O NICE tem uma rigorosa e detalhada política de conflito de interesses.
Opiniões não são “evidências” (para a Medicina Baseada em Evidências)
Outro aspecto problemático do PL 1241/2023 é certa incompreensão da natureza da atividade da Conitec. Basicamente a Conitec tem duas funções: demandar e deliberar sobre avaliações de tecnologias em saúde (ATS) e elaborar protocolos clínicos e diretrizes terapêuticas (PCDT).
Avaliações de tecnologias em saúde, goste-se ou não, possuem metodologias robustas de síntese de evidências científicas, obtidas a partir da literatura especializada, publicada em revistas, e revisadas por pares. Informações anedóticas, esporádicas, relatadas por médicos, por exemplo, não são o escopo das ATS.
Assim, introduzir médicos ou profissionais de saúde (como proposto pelo PL) ou mesmo pacientes nestas instâncias só poderá ser feito em caráter consultivo e não deliberativo, sob pena de se adulterar a metodologia e finalidade consagradas das ATS.
Imaginando-se que a Associação Médica Brasileira e o Conselho Federal de Medicina participem dos referidos processos e indiquem profissionais de saúde para sua composição, talvez devessem indicar médicos que trabalhem em instituições públicas. E de preferência que publiquem artigos científicos sobre esta ou aquela doença rara com regularidade.
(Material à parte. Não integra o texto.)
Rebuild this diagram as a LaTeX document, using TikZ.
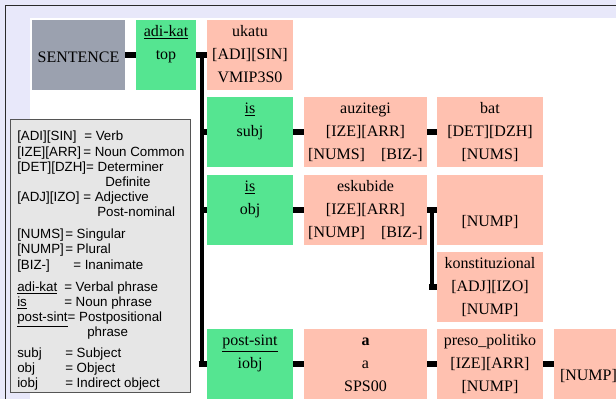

É muito improvável que um médico de consultório privado possua uma casuística relevante de pacientes com doenças raras para emitir um juízo mais aprofundado “baseado em evidências”.
Compreende-se a necessidade de se incluir valores sociais nas ATS, pautadas que são por critérios excessivamente técnicos, totalmente estranhos à realidade vivida pelos pacientes, no trato com suas enfermidades pouco frequentes. Esta é uma luta constante, sem perspectiva de solução a curto prazo. Mas há maneiras e maneiras de se fazer isso. E, certamente, transformar a Conitec em um posto avançado da indústria farmacêutica não é o melhor deles.
Outros problemas com o PL
Na proposta, afirma-se que a composição da Conitec deve incluir um representante do Conselho Nacional de Saúde. Salvo engano, esta demanda já está contemplada na atual regulação.
Mas o ponto mais intrigante do PL é o seguinte:
“Para o medicamento aprovado pela ANVISA e não incorporado ao SUS por razões exclusivamente orçamentárias, a CONITEC publicará protocolo de utilização ou a sua diretriz terapêutica (sic), a fim de orientar a prescrição”.
Este realmente não compreendi. Os PCDTs são elaborados quando há recomendação de incorporação de determinada tecnologia ao SUS. Não tendo sido incorporado, desconhece-se a finalidade de tal PCDT. Seria para orientar pacientes que conseguem o medicamento pela via da judicialização? Além do mais, será difícil encontrar medicamentos não incorporados ao SUS por “razões exclusivamente orçamentárias”.
A Conitec, como disse, enfrenta sérios problemas de legitimidade em suas decisões envolvendo medicamentos órfãos, desde sua criação. Ela precisa de mudanças profundas para promover equidade que alcance as pessoas que vivem com doenças raras.
No entanto, não acredito que propostas tendenciosas de mudança, que descurem do evidente risco de conflito de interesses, sejam o caminho para tornar suas decisões mais republicanas.